Lato, popołudnie, mąż mówi do żony:
- Może pójdziemy do łóżka?
- Ale Jasiu jeszcze nie śpi, jak mu wytłumaczysz, że tak wcześnie do łóżka idziemy? A jak coś usłyszy?
- Ja to załatwię - mówi mąż i idzie do Jasia.
- Jasiu, stań w oknie i licz ubranych na czarno ludzi. Za każdego dostaniesz ode mnie złotówkę.
Jasiu idzie do okna, rodzice do łóżka.
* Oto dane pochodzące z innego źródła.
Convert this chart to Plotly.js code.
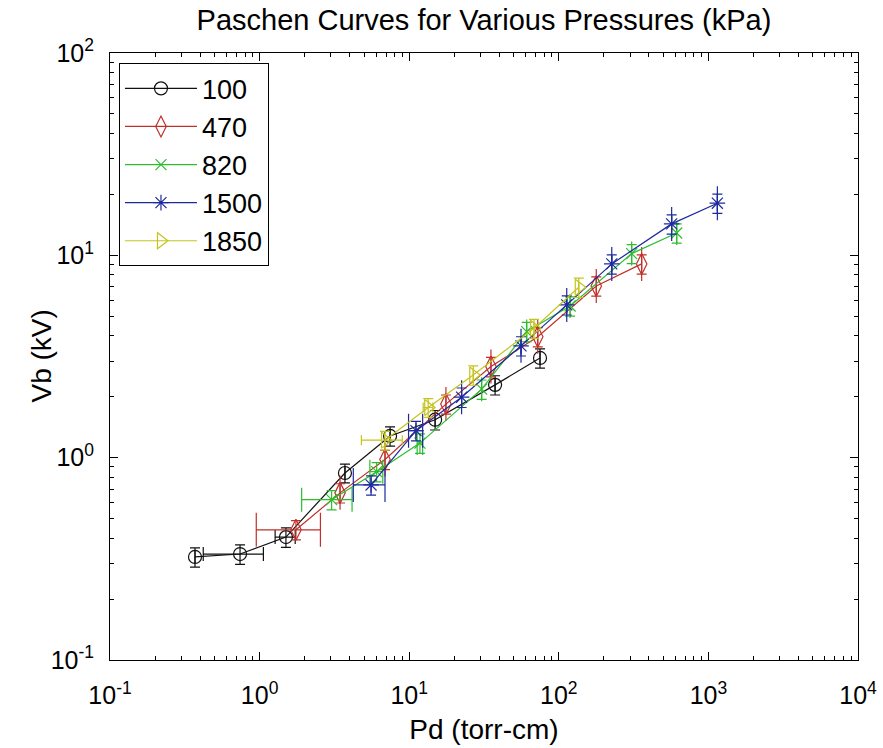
<!DOCTYPE html>
<html>
<head>
<meta charset="utf-8">
<script src="https://cdn.plot.ly/plotly-3.0.1.min.js"></script>
<style>html,body{margin:0;padding:0;background:#fff;}#chart{width:883px;height:748px;}</style>
</head>
<body>
<div id="chart"></div>
<script>
// Series names
var seriesNames = ["100", "470", "820", "1500", "1850"];

// 100 kPa
var p100_x    = [0.37, 0.74, 1.5, 3.72, 7.45, 14.9, 37.5, 74.9];
var p100_y    = [0.323, 0.334, 0.405, 0.84, 1.28, 1.54, 2.29, 3.11];
var p100_xerr = [0, 0.32, 0.23, 0, 0, 0, 0, 0];
var p100_yerr = [0.035, 0.037, 0.045, 0.09, 0.14, 0.17, 0.25, 0.34];

// 470 kPa
var p470_x    = [1.75, 3.45, 6.89, 17.6, 35.2, 72.3, 178, 358];
var p470_y    = [0.44, 0.67, 0.98, 1.84, 2.82, 3.96, 7.06, 9.07];
var p470_xerr = [0.8, 0, 0, 0, 0, 0, 0, 0];
var p470_yerr = [0.048, 0.073, 0.107, 0.2, 0.31, 0.43, 0.77, 0.99];

// 820 kPa
var p820_x    = [3.03, 6.06, 11.8, 30.5, 61, 119, 307, 614];
var p820_y    = [0.62, 0.853, 1.18, 2.18, 4.2, 5.62, 10.2, 12.9];
var p820_xerr = [1.12, 0.6, 0.5, 0, 0, 0, 0, 0];
var p820_yerr = [0.068, 0.093, 0.13, 0.24, 0.46, 0.61, 1.1, 1.4];

// 1500 kPa
var p1500_x    = [5.56, 11.1, 22.4, 55.9, 113, 226, 568, 1148];
var p1500_y    = [0.733, 1.36, 1.99, 3.57, 5.69, 9.07, 14.3, 18.1];
var p1500_xerr = [1.33, 1.2, 0, 0, 0, 0, 0, 0];
var p1500_yerr = [0.08, 0.15, 0.22, 0.39, 0.62, 0.99, 1.56, 1.97];

// 1850 kPa
var p1850_x    = [6.89, 13.4, 26.8, 68.3, 136];
var p1850_y    = [1.22, 1.77, 2.56, 4.36, 6.95];
var p1850_xerr = [2.1, 1.0, 0, 0, 0];
var p1850_yerr = [0.13, 0.19, 0.28, 0.47, 0.76];

// Tick values and labels
var xTickVals = [0.1, 1, 10, 100, 1000, 10000];
var xTickText = ["10<sup>-1</sup>", "10<sup>0</sup>", "10<sup>1</sup>", "10<sup>2</sup>", "10<sup>3</sup>", "10<sup>4</sup>"];
var yTickVals = [0.1, 1, 10, 100];
var yTickText = ["10<sup>-1</sup>", "10<sup>0</sup>", "10<sup>1</sup>", "10<sup>2</sup>"];
var minorMultipliers = [2, 3, 4, 5, 6, 7, 8, 9];

var titleText = "Paschen Curves for Various Pressures (kPa)";
var xTitle = "Pd (torr-cm)";
var yTitle = "Vb (kV)";

function minorTicks(decades) {
  var out = [];
  decades.slice(0, -1).forEach(function (d) {
    minorMultipliers.forEach(function (m) { out.push(d * m); });
  });
  return out;
}
var xMinor = minorTicks(xTickVals);
var yMinor = minorTicks(yTickVals);

var FONT = "Liberation Sans, Arial, sans-serif";

function mk(name, x, y, xe, ye, color, symbol, size, capX) {
  return {
    type: "scatter", mode: "lines+markers", name: name,
    x: x, y: y,
    line: {color: color, width: 1.2},
    marker: {symbol: symbol, size: size, color: color, line: {color: color, width: 1.2}},
    error_x: {type: "data", array: xe, symmetric: true, color: color, thickness: 1.2, width: capX, visible: true},
    error_y: {type: "data", array: ye, symmetric: true, color: color, thickness: 1.2, width: 5, visible: true}
  };
}

var data = [
  mk(seriesNames[0], p100_x, p100_y, p100_xerr, p100_yerr, "#111111", "circle-open", 13, 7),
  mk(seriesNames[1], p470_x, p470_y, p470_xerr, p470_yerr, "#c0302a", "diamond-tall-open", 15, 17),
  mk(seriesNames[2], p820_x, p820_y, p820_xerr, p820_yerr, "#2ebd2e", "x-thin-open", 11, 12),
  mk(seriesNames[3], p1500_x, p1500_y, p1500_xerr, p1500_yerr, "#1c2a9e", "asterisk-open", 13, 17),
  mk(seriesNames[4], p1850_x, p1850_y, p1850_xerr, p1850_yerr, "#c4c41e", "triangle-right-open", 14, 5),
  // invisible helper so the minor-tick overlay axes get a subplot
  {type: "scatter", mode: "markers", x: [1], y: [1], xaxis: "x2", yaxis: "y2",
   marker: {opacity: 0}, showlegend: false, hoverinfo: "skip"}
];

var majorCommon = {
  type: "log", showline: true, mirror: "ticks", linecolor: "#000", linewidth: 1,
  ticks: "inside", ticklen: 8, tickcolor: "#000", tickwidth: 1,
  showgrid: false, zeroline: false,
  tickfont: {family: FONT, size: 25, color: "#000"}
};
var minorCommon = {
  type: "log", showline: true, mirror: "ticks", linecolor: "#000", linewidth: 1,
  ticks: "inside", ticklen: 4, tickcolor: "#000", tickwidth: 1,
  showgrid: false, zeroline: false, showticklabels: false, tickmode: "array"
};

var layout = {
  width: 883, height: 748,
  paper_bgcolor: "#fff", plot_bgcolor: "#fff",
  margin: {l: 110, r: 25, t: 53, b: 88},
  font: {family: FONT, color: "#000"},
  title: {text: titleText, font: {family: FONT, size: 29, color: "#000"},
          x: 0.5, xref: "paper", y: 0.974, yref: "container", yanchor: "middle"},
  xaxis: Object.assign({}, majorCommon, {
    range: [-1, 4], tickvals: xTickVals, ticktext: xTickText, ticklabelstandoff: 13,
    title: {text: xTitle, font: {family: FONT, size: 28, color: "#000"}, standoff: 11}
  }),
  yaxis: Object.assign({}, majorCommon, {
    range: [-1, 2], tickvals: yTickVals, ticktext: yTickText, ticklabelstandoff: 10
  }),
  xaxis2: Object.assign({}, minorCommon, {range: [-1, 4], tickvals: xMinor, overlaying: "x", anchor: "y2", side: "bottom"}),
  yaxis2: Object.assign({}, minorCommon, {range: [-1, 2], tickvals: yMinor, overlaying: "y", anchor: "x2", side: "left"}),
  annotations: [{
    text: yTitle, textangle: -90, showarrow: false,
    xref: "paper", yref: "paper", x: 0, y: 0.5, xanchor: "center", yanchor: "middle",
    xshift: -69, font: {family: FONT, size: 28, color: "#000"}
  }],
  showlegend: true,
  legend: {
    x: 0.012, y: 0.983, xanchor: "left", yanchor: "top",
    bgcolor: "#fff", bordercolor: "#000", borderwidth: 1,
    font: {family: FONT, size: 27, color: "#000"},
    traceorder: "normal", itemwidth: 72
  }
};

Plotly.newPlot("chart", data, layout, {displayModeBar: false, staticPlot: true});
</script>
</body>
</html>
Jasiu liczy:
- Złoty... dwa... trzy... oj, ojcu by taniej prostytutka wyszła,
procesja pogrzebowa idzie...
nie suchar, tylko przeróbka tego, jak kazali iść jasiowi na balkon i mówić co sąsiedzi robią, w każdym razie jasiu konczył jakoś tak:
-a na balkonie u nowaków stoi małgosia, pewnie jej rodzice też się pie**olą.
ale nie powiem, przeróbka zacna, piwo dam.
ku...........87
2013-07-06, 09:17
Ale to jest k***a marketing piwny. Przecież ten kawał jest tak stary, że musiał tu już być z 10 razy a ktoś wszystko pousuwał po raz kolejny.